* _EXERCISE BRIEF_: Quote the listing below in its entirety, omitting every image.

* _DATA_:
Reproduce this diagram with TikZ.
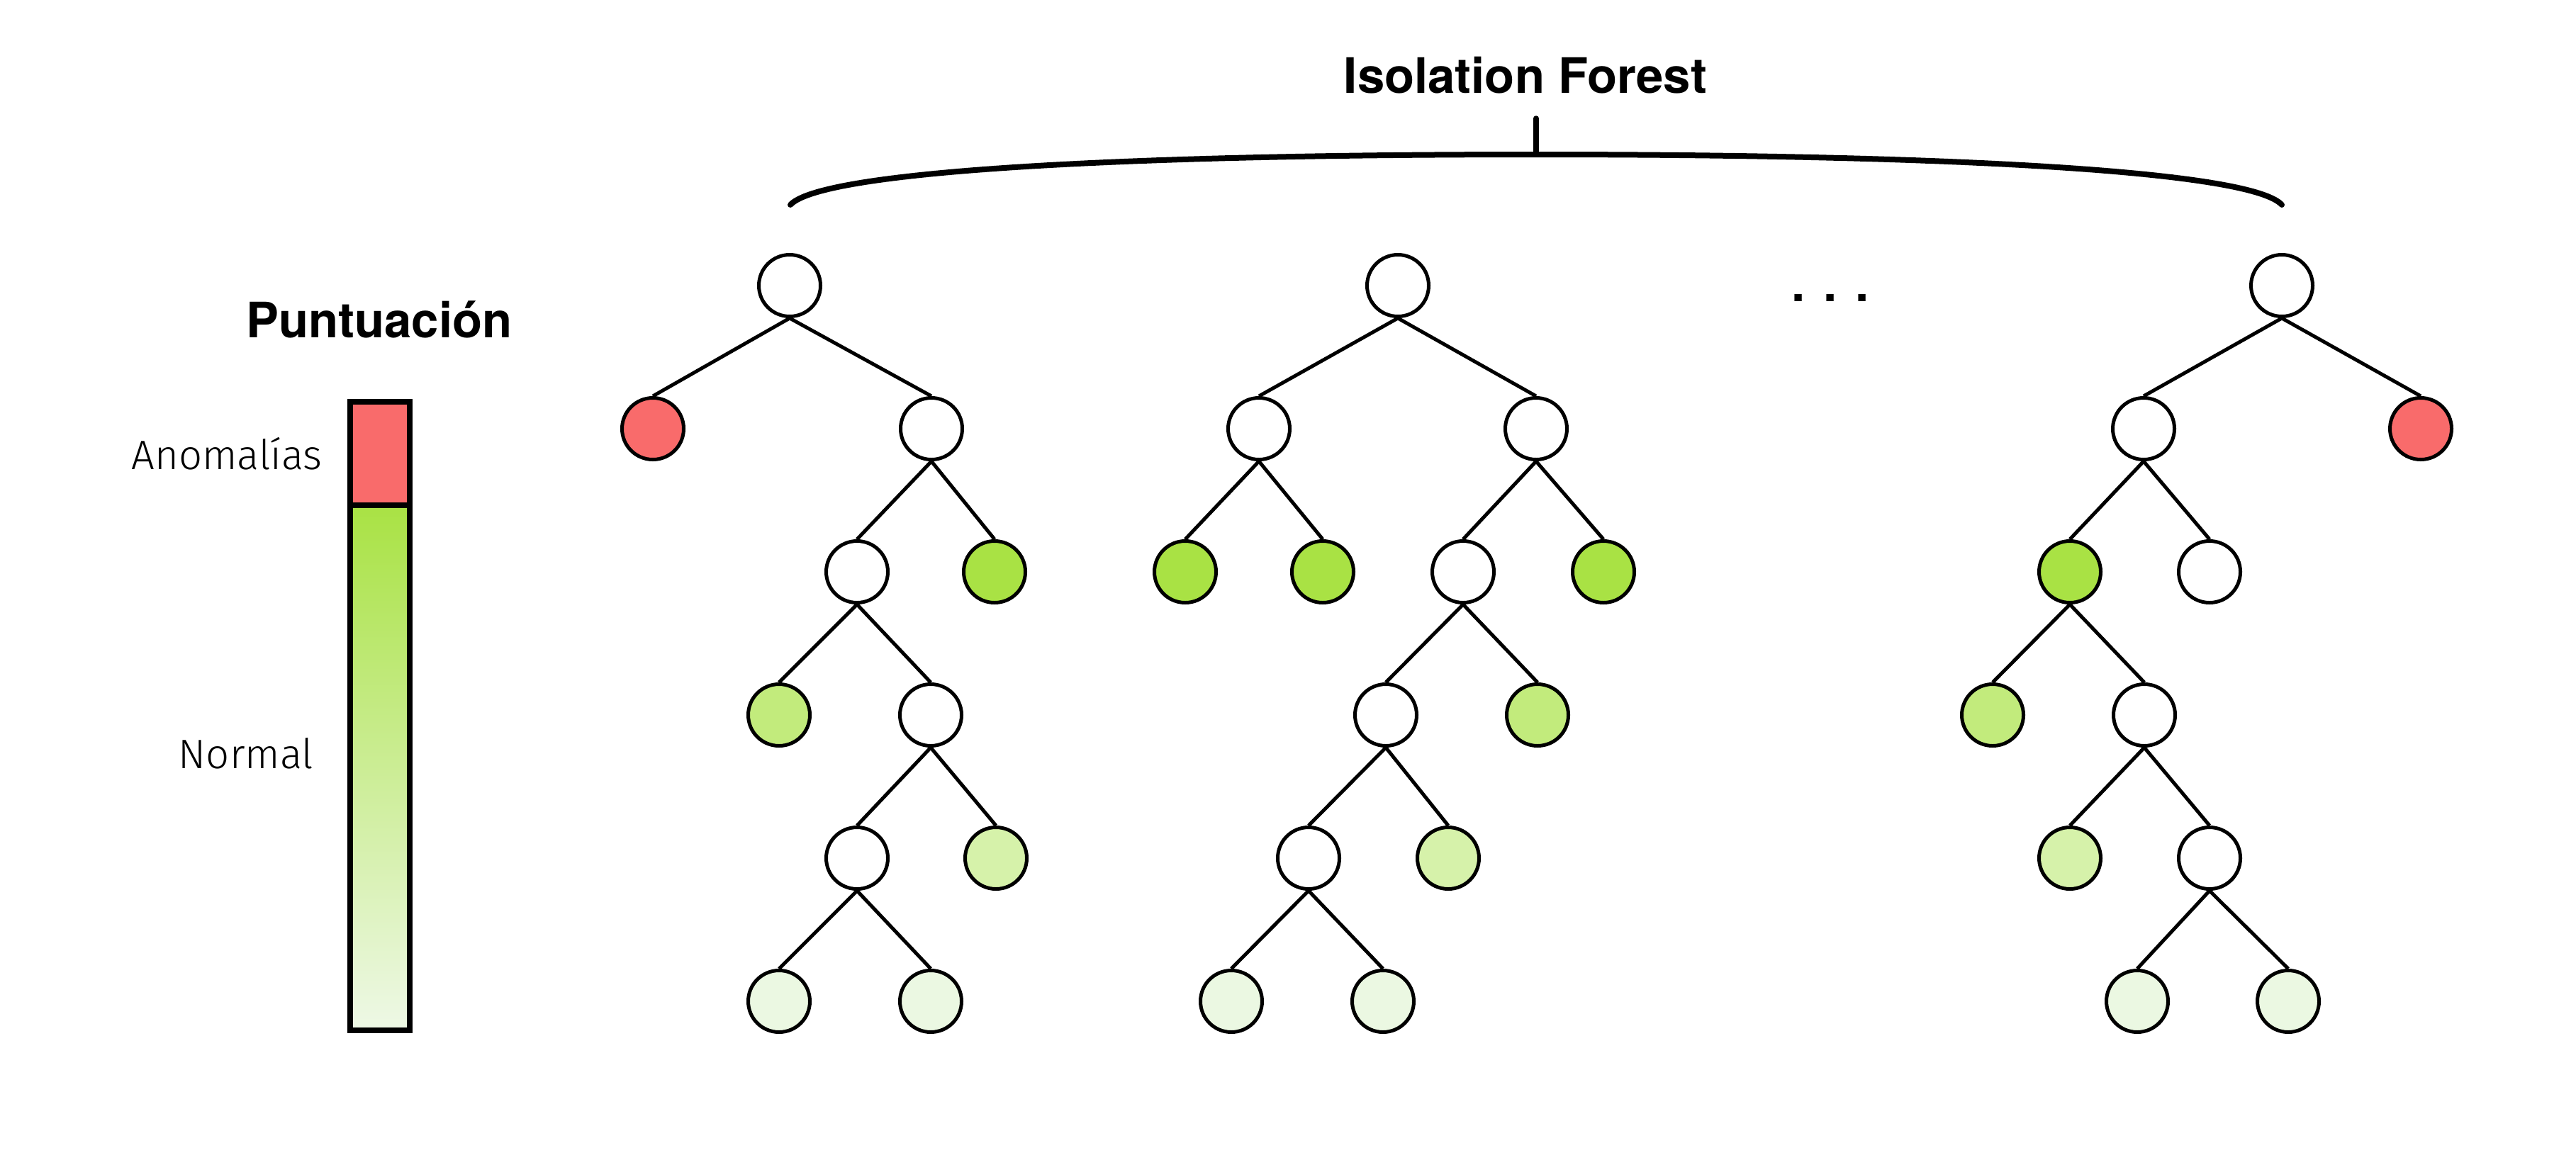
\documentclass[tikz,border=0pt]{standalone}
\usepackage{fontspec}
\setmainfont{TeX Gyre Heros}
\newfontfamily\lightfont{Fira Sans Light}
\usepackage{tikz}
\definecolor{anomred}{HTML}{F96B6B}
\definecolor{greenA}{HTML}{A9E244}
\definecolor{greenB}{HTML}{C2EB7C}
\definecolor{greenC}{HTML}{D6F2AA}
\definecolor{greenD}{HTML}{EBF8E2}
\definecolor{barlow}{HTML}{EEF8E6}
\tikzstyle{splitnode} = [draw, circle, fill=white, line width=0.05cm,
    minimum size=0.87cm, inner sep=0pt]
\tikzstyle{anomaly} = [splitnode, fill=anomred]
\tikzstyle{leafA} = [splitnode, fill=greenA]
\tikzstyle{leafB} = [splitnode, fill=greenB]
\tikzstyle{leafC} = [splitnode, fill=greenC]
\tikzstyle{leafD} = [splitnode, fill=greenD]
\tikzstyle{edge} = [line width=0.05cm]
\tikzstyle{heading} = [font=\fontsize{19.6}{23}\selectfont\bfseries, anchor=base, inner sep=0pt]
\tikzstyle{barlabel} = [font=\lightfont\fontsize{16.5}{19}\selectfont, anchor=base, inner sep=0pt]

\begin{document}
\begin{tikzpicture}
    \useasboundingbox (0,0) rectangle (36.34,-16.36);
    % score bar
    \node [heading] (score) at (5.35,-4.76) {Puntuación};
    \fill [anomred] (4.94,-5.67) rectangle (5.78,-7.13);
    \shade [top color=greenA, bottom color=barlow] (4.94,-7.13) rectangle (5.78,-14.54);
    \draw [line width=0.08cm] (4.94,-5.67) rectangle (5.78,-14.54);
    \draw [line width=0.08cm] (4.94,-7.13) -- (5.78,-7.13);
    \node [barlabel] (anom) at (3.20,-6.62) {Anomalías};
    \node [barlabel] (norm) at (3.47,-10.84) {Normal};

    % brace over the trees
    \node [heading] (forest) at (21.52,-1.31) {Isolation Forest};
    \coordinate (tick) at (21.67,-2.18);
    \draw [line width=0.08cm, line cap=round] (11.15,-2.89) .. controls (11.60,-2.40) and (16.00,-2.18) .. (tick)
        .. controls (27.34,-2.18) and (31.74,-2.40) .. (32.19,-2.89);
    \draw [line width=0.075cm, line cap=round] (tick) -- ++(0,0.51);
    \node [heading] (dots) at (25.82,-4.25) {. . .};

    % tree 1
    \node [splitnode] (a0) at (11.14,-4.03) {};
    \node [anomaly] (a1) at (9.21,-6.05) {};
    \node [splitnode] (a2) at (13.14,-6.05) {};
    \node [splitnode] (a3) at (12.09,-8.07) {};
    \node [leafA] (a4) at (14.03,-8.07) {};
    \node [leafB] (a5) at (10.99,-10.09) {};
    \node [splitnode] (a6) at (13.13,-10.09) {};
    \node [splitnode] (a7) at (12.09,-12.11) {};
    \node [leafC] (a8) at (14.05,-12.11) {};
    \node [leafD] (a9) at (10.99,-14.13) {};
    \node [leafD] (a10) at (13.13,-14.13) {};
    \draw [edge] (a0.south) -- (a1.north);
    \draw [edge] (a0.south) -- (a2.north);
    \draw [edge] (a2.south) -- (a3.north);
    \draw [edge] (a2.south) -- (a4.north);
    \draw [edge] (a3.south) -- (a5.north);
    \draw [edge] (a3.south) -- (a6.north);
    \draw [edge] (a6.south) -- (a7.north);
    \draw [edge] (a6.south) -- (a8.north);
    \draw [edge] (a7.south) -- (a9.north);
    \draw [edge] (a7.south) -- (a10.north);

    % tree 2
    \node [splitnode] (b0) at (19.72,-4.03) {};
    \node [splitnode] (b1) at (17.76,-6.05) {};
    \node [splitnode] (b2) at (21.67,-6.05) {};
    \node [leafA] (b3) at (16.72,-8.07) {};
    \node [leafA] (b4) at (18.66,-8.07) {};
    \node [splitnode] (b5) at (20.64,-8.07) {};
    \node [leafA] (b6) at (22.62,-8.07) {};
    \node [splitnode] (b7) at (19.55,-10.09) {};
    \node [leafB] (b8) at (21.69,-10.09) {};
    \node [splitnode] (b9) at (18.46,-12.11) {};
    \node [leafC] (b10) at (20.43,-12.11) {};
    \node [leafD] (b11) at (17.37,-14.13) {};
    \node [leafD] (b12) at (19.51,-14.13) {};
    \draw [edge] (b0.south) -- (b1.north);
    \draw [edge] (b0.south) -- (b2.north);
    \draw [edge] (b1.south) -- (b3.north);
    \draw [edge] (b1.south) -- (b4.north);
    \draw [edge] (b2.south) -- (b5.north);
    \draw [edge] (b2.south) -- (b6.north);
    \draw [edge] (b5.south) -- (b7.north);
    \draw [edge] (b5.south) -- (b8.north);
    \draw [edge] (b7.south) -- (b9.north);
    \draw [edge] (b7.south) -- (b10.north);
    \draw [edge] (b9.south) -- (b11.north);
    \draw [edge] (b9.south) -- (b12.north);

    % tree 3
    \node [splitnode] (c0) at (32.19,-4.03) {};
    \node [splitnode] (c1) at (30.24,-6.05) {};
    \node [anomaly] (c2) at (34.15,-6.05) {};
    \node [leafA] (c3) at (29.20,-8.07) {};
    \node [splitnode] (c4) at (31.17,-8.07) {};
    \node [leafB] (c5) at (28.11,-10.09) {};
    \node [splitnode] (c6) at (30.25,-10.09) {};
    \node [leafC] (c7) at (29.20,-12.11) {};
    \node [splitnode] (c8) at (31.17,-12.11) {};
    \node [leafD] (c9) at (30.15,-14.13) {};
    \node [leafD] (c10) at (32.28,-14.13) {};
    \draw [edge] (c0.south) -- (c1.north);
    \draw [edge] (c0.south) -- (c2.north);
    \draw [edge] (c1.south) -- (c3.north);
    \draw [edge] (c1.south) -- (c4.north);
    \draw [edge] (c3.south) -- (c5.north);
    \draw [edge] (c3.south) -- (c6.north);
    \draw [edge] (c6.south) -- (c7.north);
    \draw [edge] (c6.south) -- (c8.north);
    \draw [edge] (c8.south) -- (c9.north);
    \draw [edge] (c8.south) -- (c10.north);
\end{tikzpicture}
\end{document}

* _WORKED ANSWER_:
Reproduce this diagram with TikZ.
\documentclass[tikz,border=0pt]{standalone}
\usepackage{fontspec}
\setmainfont{TeX Gyre Heros}
\newfontfamily\lightfont{Fira Sans Light}
\usepackage{tikz}
\definecolor{anomred}{HTML}{F96B6B}
\definecolor{greenA}{HTML}{A9E244}
\definecolor{greenB}{HTML}{C2EB7C}
\definecolor{greenC}{HTML}{D6F2AA}
\definecolor{greenD}{HTML}{EBF8E2}
\definecolor{barlow}{HTML}{EEF8E6}
\tikzstyle{splitnode} = [draw, circle, fill=white, line width=0.05cm,
    minimum size=0.87cm, inner sep=0pt]
\tikzstyle{anomaly} = [splitnode, fill=anomred]
\tikzstyle{leafA} = [splitnode, fill=greenA]
\tikzstyle{leafB} = [splitnode, fill=greenB]
\tikzstyle{leafC} = [splitnode, fill=greenC]
\tikzstyle{leafD} = [splitnode, fill=greenD]
\tikzstyle{edge} = [line width=0.05cm]
\tikzstyle{heading} = [font=\fontsize{19.6}{23}\selectfont\bfseries, anchor=base, inner sep=0pt]
\tikzstyle{barlabel} = [font=\lightfont\fontsize{16.5}{19}\selectfont, anchor=base, inner sep=0pt]

\begin{document}
\begin{tikzpicture}
    \useasboundingbox (0,0) rectangle (36.34,-16.36);
    % score bar
    \node [heading] (score) at (5.35,-4.76) {Puntuación};
    \fill [anomred] (4.94,-5.67) rectangle (5.78,-7.13);
    \shade [top color=greenA, bottom color=barlow] (4.94,-7.13) rectangle (5.78,-14.54);
    \draw [line width=0.08cm] (4.94,-5.67) rectangle (5.78,-14.54);
    \draw [line width=0.08cm] (4.94,-7.13) -- (5.78,-7.13);
    \node [barlabel] (anom) at (3.20,-6.62) {Anomalías};
    \node [barlabel] (norm) at (3.47,-10.84) {Normal};

    % brace over the trees
    \node [heading] (forest) at (21.52,-1.31) {Isolation Forest};
    \coordinate (tick) at (21.67,-2.18);
    \draw [line width=0.08cm, line cap=round] (11.15,-2.89) .. controls (11.60,-2.40) and (16.00,-2.18) .. (tick)
        .. controls (27.34,-2.18) and (31.74,-2.40) .. (32.19,-2.89);
    \draw [line width=0.075cm, line cap=round] (tick) -- ++(0,0.51);
    \node [heading] (dots) at (25.82,-4.25) {. . .};

    % tree 1
    \node [splitnode] (a0) at (11.14,-4.03) {};
    \node [anomaly] (a1) at (9.21,-6.05) {};
    \node [splitnode] (a2) at (13.14,-6.05) {};
    \node [splitnode] (a3) at (12.09,-8.07) {};
    \node [leafA] (a4) at (14.03,-8.07) {};
    \node [leafB] (a5) at (10.99,-10.09) {};
    \node [splitnode] (a6) at (13.13,-10.09) {};
    \node [splitnode] (a7) at (12.09,-12.11) {};
    \node [leafC] (a8) at (14.05,-12.11) {};
    \node [leafD] (a9) at (10.99,-14.13) {};
    \node [leafD] (a10) at (13.13,-14.13) {};
    \draw [edge] (a0.south) -- (a1.north);
    \draw [edge] (a0.south) -- (a2.north);
    \draw [edge] (a2.south) -- (a3.north);
    \draw [edge] (a2.south) -- (a4.north);
    \draw [edge] (a3.south) -- (a5.north);
    \draw [edge] (a3.south) -- (a6.north);
    \draw [edge] (a6.south) -- (a7.north);
    \draw [edge] (a6.south) -- (a8.north);
    \draw [edge] (a7.south) -- (a9.north);
    \draw [edge] (a7.south) -- (a10.north);

    % tree 2
    \node [splitnode] (b0) at (19.72,-4.03) {};
    \node [splitnode] (b1) at (17.76,-6.05) {};
    \node [splitnode] (b2) at (21.67,-6.05) {};
    \node [leafA] (b3) at (16.72,-8.07) {};
    \node [leafA] (b4) at (18.66,-8.07) {};
    \node [splitnode] (b5) at (20.64,-8.07) {};
    \node [leafA] (b6) at (22.62,-8.07) {};
    \node [splitnode] (b7) at (19.55,-10.09) {};
    \node [leafB] (b8) at (21.69,-10.09) {};
    \node [splitnode] (b9) at (18.46,-12.11) {};
    \node [leafC] (b10) at (20.43,-12.11) {};
    \node [leafD] (b11) at (17.37,-14.13) {};
    \node [leafD] (b12) at (19.51,-14.13) {};
    \draw [edge] (b0.south) -- (b1.north);
    \draw [edge] (b0.south) -- (b2.north);
    \draw [edge] (b1.south) -- (b3.north);
    \draw [edge] (b1.south) -- (b4.north);
    \draw [edge] (b2.south) -- (b5.north);
    \draw [edge] (b2.south) -- (b6.north);
    \draw [edge] (b5.south) -- (b7.north);
    \draw [edge] (b5.south) -- (b8.north);
    \draw [edge] (b7.south) -- (b9.north);
    \draw [edge] (b7.south) -- (b10.north);
    \draw [edge] (b9.south) -- (b11.north);
    \draw [edge] (b9.south) -- (b12.north);

    % tree 3
    \node [splitnode] (c0) at (32.19,-4.03) {};
    \node [splitnode] (c1) at (30.24,-6.05) {};
    \node [anomaly] (c2) at (34.15,-6.05) {};
    \node [leafA] (c3) at (29.20,-8.07) {};
    \node [splitnode] (c4) at (31.17,-8.07) {};
    \node [leafB] (c5) at (28.11,-10.09) {};
    \node [splitnode] (c6) at (30.25,-10.09) {};
    \node [leafC] (c7) at (29.20,-12.11) {};
    \node [splitnode] (c8) at (31.17,-12.11) {};
    \node [leafD] (c9) at (30.15,-14.13) {};
    \node [leafD] (c10) at (32.28,-14.13) {};
    \draw [edge] (c0.south) -- (c1.north);
    \draw [edge] (c0.south) -- (c2.north);
    \draw [edge] (c1.south) -- (c3.north);
    \draw [edge] (c1.south) -- (c4.north);
    \draw [edge] (c3.south) -- (c5.north);
    \draw [edge] (c3.south) -- (c6.north);
    \draw [edge] (c6.south) -- (c7.north);
    \draw [edge] (c6.south) -- (c8.north);
    \draw [edge] (c8.south) -- (c9.north);
    \draw [edge] (c8.south) -- (c10.north);
\end{tikzpicture}
\end{document}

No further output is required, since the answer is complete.